One of the Patriots' big names heading into the final year of his contract in 2011 is wide receiver Wes Welker. As you know, Welker made a quick recovery off a torn ACL this season, and finished the year with 86 receptions, 848 yards, and seven touchdowns.
While it was nice to see Welker's touchdown numbers up, there isn't much of a debate that he simply wasn't the same player that he was in his first three years in New England. That quickness and dangerous ability after the catch wasn't quite the same, and he led the NFL in on-target drops. That's not to say he wasn't good, he just didn't have a season that lived up to his usual standards.
Because of this, even Welker, who is certainly deserving of a long-term extension (deserving a contact is far from meaning he will get one), doesn't believe he deserves a new contract at this point. He recently told the Boston Herald,"I think everybody wants a new deal, but I wouldn't say anything I did this past year would warrant one or anything like that."
He continued, "For me, I feel like it was a disappointing year. I feel like I didn't play my best ball. Having that kind of year definitely drives me. It makes me want to be better than I was. You go into the offseason thinking about what you can do to get better, and there's plenty of things I can do to have a better year."
Certainly, it's refreshing to see a player be so honest about his own performance. Nonetheless, I fully expect Wes Welker to have a turn-around year in 2011. He'll be in his second year removed from the torn ACL and is his first full year without Randy Moss helping take the top of the defense, not to mention his confidence in his knee will certainly be up.

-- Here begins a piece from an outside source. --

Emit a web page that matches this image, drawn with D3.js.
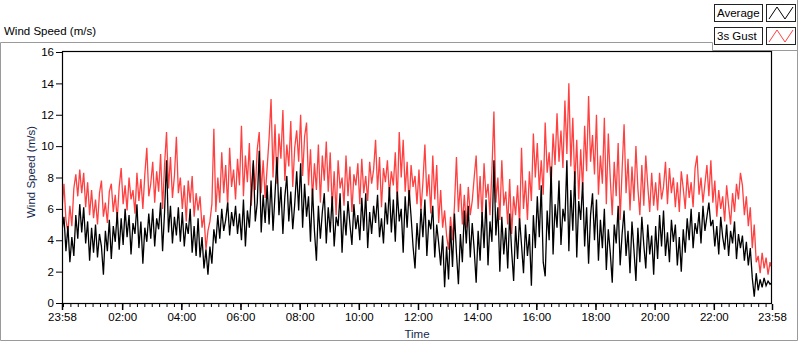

The only issue I see with Wes Welker and an extension is the regular beating he takes on the football field. To me, I see Welker as a running back. Consider this: Welker gets a lot more touches than the average receiver (on average 110+ catches per season), meaning that he takes a lot more hits. That's not even taking into account the ferocity and put-it-all-out-there attitude Welker plays with. If you add up all of the beatings Welker has taken, I wouldn't be surprised if his career trajectory looked a little bit more like a running back. Heading into 2012, Welker will be 31 years old. If he signs a four or five year deal, what kind of return would the Patriots get from a 34 or 35 year old Welker? Just something to think about and debate.